Data for this task:
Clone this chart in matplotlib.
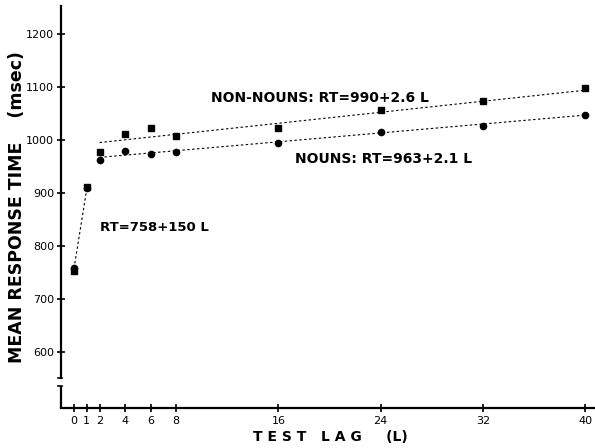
import numpy as np
import matplotlib.pyplot as plt

# mean RT (msec) by test lag
lag = [0, 1, 2, 4, 6, 8, 16, 24, 32, 40]
nouns = [758, 909, 962, 979, 974, 977, 994, 1015, 1026, 1047]
non_nouns = [753, 911, 977, 1011, 1023, 1008, 1023, 1057, 1074, 1098]

# fitted lines
early_fit = (758, 150)      # lags 0-1
nouns_fit = (963, 2.1)      # lags 2-40
non_nouns_fit = (990, 2.6)

xticks = [0, 1, 2, 4, 6, 8, 16, 24, 32, 40]
yticks = [600, 700, 800, 900, 1000, 1100, 1200]

fig = plt.figure(figsize=(5.95, 4.48), dpi=100)
ax = fig.add_axes([61 / 595, 40 / 448, 534 / 595, 402 / 448])
ax.set_xlim(-1.02, 40.77)
ax.set_ylim(494, 1253)

dash = (0, (2.2, 2.2))
lw = 0.8

x_early = np.array([0, 1])
ax.plot(x_early, early_fit[0] + early_fit[1] * x_early, color='black', lw=lw, ls=dash)
x_late = np.array([2, 40])
ax.plot(x_late, nouns_fit[0] + nouns_fit[1] * x_late, color='black', lw=lw, ls=dash)
ax.plot(x_late, non_nouns_fit[0] + non_nouns_fit[1] * x_late, color='black', lw=lw, ls=dash)

ax.plot(lag, non_nouns, ls='none', marker='s', ms=4, color='black')
ax.plot(lag, nouns, ls='none', marker='o', ms=4.5, color='black')

# spines: broken y axis
for s in ['top', 'right']:
    ax.spines[s].set_visible(False)
ax.spines['left'].set_bounds(551, 1253)
ax.spines['left'].set_linewidth(1.6)
ax.spines['bottom'].set_linewidth(1.6)
tr = ax.get_yaxis_transform()
ax.plot([0, 0], [494, 536], transform=tr, color='black', lw=1.6, clip_on=False,
        solid_capstyle='butt')
ax.plot([-0.006, 0.002], [536, 536], transform=tr, color='black', lw=1.2, clip_on=False)
ax.plot([-0.006, 0.002], [551, 551], transform=tr, color='black', lw=1.2, clip_on=False)

ax.set_xticks(xticks)
ax.set_yticks(yticks)
ax.tick_params(direction='inout', length=6, width=1.2, labelsize=8, pad=2)
ax.tick_params(axis='x', pad=3)

ax.set_xlabel('T E S T   L A G     (L)', fontsize=10, fontweight='bold')
ax.xaxis.set_label_coords(0.504, -0.055)
ax.set_ylabel('MEAN RESPONSE TIME    (msec)', fontsize=12.5, fontweight='bold')
ax.yaxis.set_label_coords(-0.066, 0.50)

ax.text(10.7, 1080, 'NON-NOUNS: RT=990+2.6 L', fontsize=10, fontweight='bold',
        ha='left', va='center')
ax.text(17.3, 964, 'NOUNS: RT=963+2.1 L', fontsize=10, fontweight='bold',
        ha='left', va='center')
ax.text(2.0, 835, 'RT=758+150 L', fontsize=9.5, fontweight='bold',
        ha='left', va='center')

fig.savefig('out.png', dpi=100)
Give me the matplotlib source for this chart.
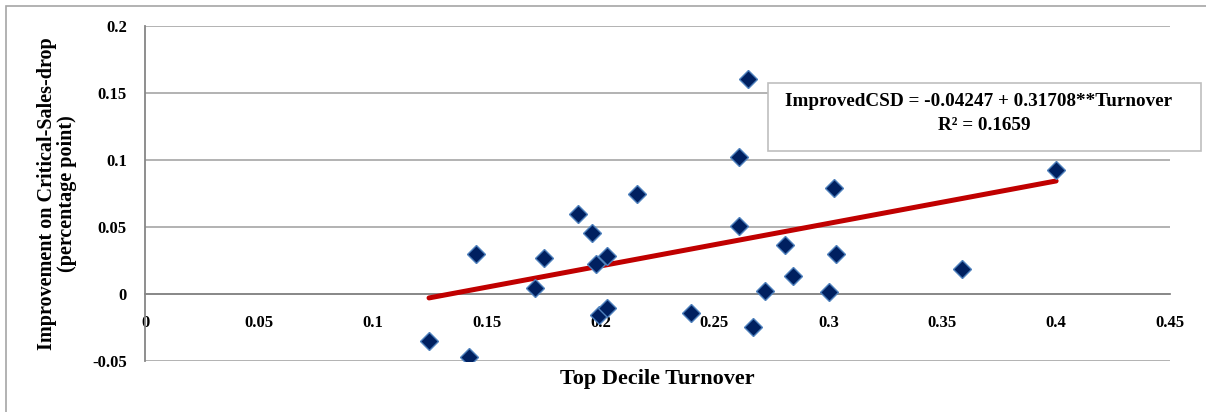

Work instructions: Your task is an exact transcription of all the data, minus the pictures.

Response below:
Clone this chart in matplotlib.
import numpy as np
import matplotlib.pyplot as plt

# mean RT (msec) by test lag
lag = [0, 1, 2, 4, 6, 8, 16, 24, 32, 40]
nouns = [758, 909, 962, 979, 974, 977, 994, 1015, 1026, 1047]
non_nouns = [753, 911, 977, 1011, 1023, 1008, 1023, 1057, 1074, 1098]

# fitted lines
early_fit = (758, 150)      # lags 0-1
nouns_fit = (963, 2.1)      # lags 2-40
non_nouns_fit = (990, 2.6)

xticks = [0, 1, 2, 4, 6, 8, 16, 24, 32, 40]
yticks = [600, 700, 800, 900, 1000, 1100, 1200]

fig = plt.figure(figsize=(5.95, 4.48), dpi=100)
ax = fig.add_axes([61 / 595, 40 / 448, 534 / 595, 402 / 448])
ax.set_xlim(-1.02, 40.77)
ax.set_ylim(494, 1253)

dash = (0, (2.2, 2.2))
lw = 0.8

x_early = np.array([0, 1])
ax.plot(x_early, early_fit[0] + early_fit[1] * x_early, color='black', lw=lw, ls=dash)
x_late = np.array([2, 40])
ax.plot(x_late, nouns_fit[0] + nouns_fit[1] * x_late, color='black', lw=lw, ls=dash)
ax.plot(x_late, non_nouns_fit[0] + non_nouns_fit[1] * x_late, color='black', lw=lw, ls=dash)

ax.plot(lag, non_nouns, ls='none', marker='s', ms=4, color='black')
ax.plot(lag, nouns, ls='none', marker='o', ms=4.5, color='black')

# spines: broken y axis
for s in ['top', 'right']:
    ax.spines[s].set_visible(False)
ax.spines['left'].set_bounds(551, 1253)
ax.spines['left'].set_linewidth(1.6)
ax.spines['bottom'].set_linewidth(1.6)
tr = ax.get_yaxis_transform()
ax.plot([0, 0], [494, 536], transform=tr, color='black', lw=1.6, clip_on=False,
        solid_capstyle='butt')
ax.plot([-0.006, 0.002], [536, 536], transform=tr, color='black', lw=1.2, clip_on=False)
ax.plot([-0.006, 0.002], [551, 551], transform=tr, color='black', lw=1.2, clip_on=False)

ax.set_xticks(xticks)
ax.set_yticks(yticks)
ax.tick_params(direction='inout', length=6, width=1.2, labelsize=8, pad=2)
ax.tick_params(axis='x', pad=3)

ax.set_xlabel('T E S T   L A G     (L)', fontsize=10, fontweight='bold')
ax.xaxis.set_label_coords(0.504, -0.055)
ax.set_ylabel('MEAN RESPONSE TIME    (msec)', fontsize=12.5, fontweight='bold')
ax.yaxis.set_label_coords(-0.066, 0.50)

ax.text(10.7, 1080, 'NON-NOUNS: RT=990+2.6 L', fontsize=10, fontweight='bold',
        ha='left', va='center')
ax.text(17.3, 964, 'NOUNS: RT=963+2.1 L', fontsize=10, fontweight='bold',
        ha='left', va='center')
ax.text(2.0, 835, 'RT=758+150 L', fontsize=9.5, fontweight='bold',
        ha='left', va='center')

fig.savefig('out.png', dpi=100)
Give me the matplotlib source for this chart.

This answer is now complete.